Many people imagine getting a doctorate, but only a small fraction ever go through with it. Most leave university after undergrad or their masters course and enter the world of work, never to return. But a small cadre lingers on.
You can take a doctorate or PHD in practically any subject. To complete it, you’ll need to write a 70,000 to 100,000-word thesis, and contribute something new to human knowledge. Once you get stuck into it, you’ll find that it’s not an easy task.
In this post, we’ll take a look at whether you’re someone who should do a doctorate or not.
Research Is Your Favorite Thing In The World
If you’re the type of person who loves just “getting things done” then research probably isn’t for you.
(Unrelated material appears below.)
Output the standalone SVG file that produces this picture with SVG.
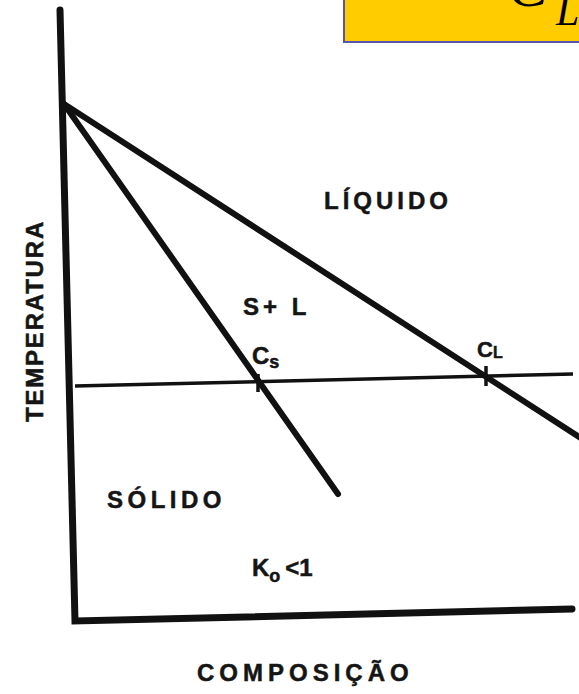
<svg xmlns="http://www.w3.org/2000/svg" width="579" height="694" viewBox="0 0 579 694">
<style>
.lbl{font-family:"Liberation Sans",Arial,sans-serif;font-weight:bold;fill:#151515;stroke:#151515;stroke-width:0.5}
.ax{fill:none;stroke:#111;stroke-width:7;stroke-linecap:round;stroke-linejoin:miter}
.crv{fill:none;stroke:#111;stroke-width:6;stroke-linecap:round}
.tie{fill:none;stroke:#111;stroke-width:3.5}
</style>
<rect width="579" height="694" fill="#fff"/>
<g id="title-box">
<rect x="344" y="-10" width="245" height="52" fill="#FFCC00" stroke="#5555B0" stroke-width="2"/>
<text x="508" y="6" font-family="'Liberation Serif','Times New Roman',serif" font-style="italic" font-size="60" fill="#000">C</text>
<text x="556" y="25" font-family="'Liberation Serif','Times New Roman',serif" font-style="italic" font-size="42" fill="#000">L</text>
</g>
<g id="connectors">
<path class="ax" d="M60,10 L75,621 L572,609"/>
<line class="crv" x1="64" y1="104" x2="590" y2="444"/>
<line class="crv" x1="64" y1="104" x2="338" y2="494"/>
<line class="tie" x1="75" y1="386" x2="573" y2="374"/>
<line class="tie" x1="258" y1="374" x2="258" y2="392"/>
<line class="tie" x1="486" y1="366" x2="486" y2="386"/>
</g>
<g id="liquido"><text class="lbl" x="324" y="209" font-size="24" letter-spacing="4">LÍQUIDO</text></g>
<g id="s-l"><text class="lbl" x="243" y="315" font-size="24" letter-spacing="4">S+ L</text></g>
<g id="cs"><text class="lbl" x="252" y="364" font-size="24">C<tspan font-size="18" dy="4">s</tspan></text></g>
<g id="cl"><text class="lbl" x="477" y="357" font-size="22">C<tspan font-size="16" dy="1">L</tspan></text></g>
<g id="solido"><text class="lbl" x="107" y="508" font-size="24" letter-spacing="4.5">SÓLIDO</text></g>
<g id="ko"><text class="lbl" x="252" y="576" font-size="24">K<tspan font-size="18" dy="6">o</tspan><tspan dy="-6" dx="5">&lt;1</tspan></text></g>
<g id="composicao"><text class="lbl" x="197" y="681" font-size="24" letter-spacing="5">COMPOSIÇÃO</text></g>
<g id="temperatura"><text class="lbl" transform="translate(43,321) rotate(-90)" text-anchor="middle" font-size="24" letter-spacing="1.8">TEMPERATURA</text></g>
</svg>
As you go through your studies, you’ll find all sorts of roadblocks and obstacles in the way. Doing quality research is surprisingly difficult.
However, if you’re someone who loves to wrestle with challenges and solve complex problems, then getting a doctorate could be right up your street. On many programs, you’ll spend hours in the library, in archives, searching for data or in the lab. Most of the time, you will be trying to work out your method and how to actually bring it to fruition.
Your Goal Aligns With Your Research
Secondly, it helps if you have an overarching life goal that coincides with your research. This could be something as simple as wanting an academic career. But it could also go deeper than that. For instance, you might want your research to form the basis of a new approach to health and medicine. Or you may want to develop an expertise so that you can run a company, start a brand, or help people in some philanthropic manner.
Your Academic Performance Is Good
When you start a doctorate, you can feel like you’ve been thrown in at the deep end. At the top level, there are no textbooks to coddle you, or helpful explainer videos online. Instead, you have to build a picture of how everything works yourself.
Therefore, it helps if your academic performance is good. The best online PHD programs will offer some guidance, but generally, you’re on your own.
You Love Writing
As you might expect, PHDs require a lot of writing. You’ll need to write between three and five chapters in your thesis, plus an introduction and conclusion.
Churning it all out can actually take a long time – several months usually. Your best bet is to work on one paper at a time, draft it so that you complete all the essential details, and then revise it when you’ve completed everything else. Use word processing software to list your references logically. Don’t try to do it by hand: it’ll take up way too much time.
You’re Obsessed With Solving A Problem
Lastly, you’ll want to consider your motivations for getting a PHD. Just having “Dr.” before your name shouldn’t be one of them. Ideally, you want to solve a problem that is highly motivating for you and makes you feel like you’re spending your life in a good way.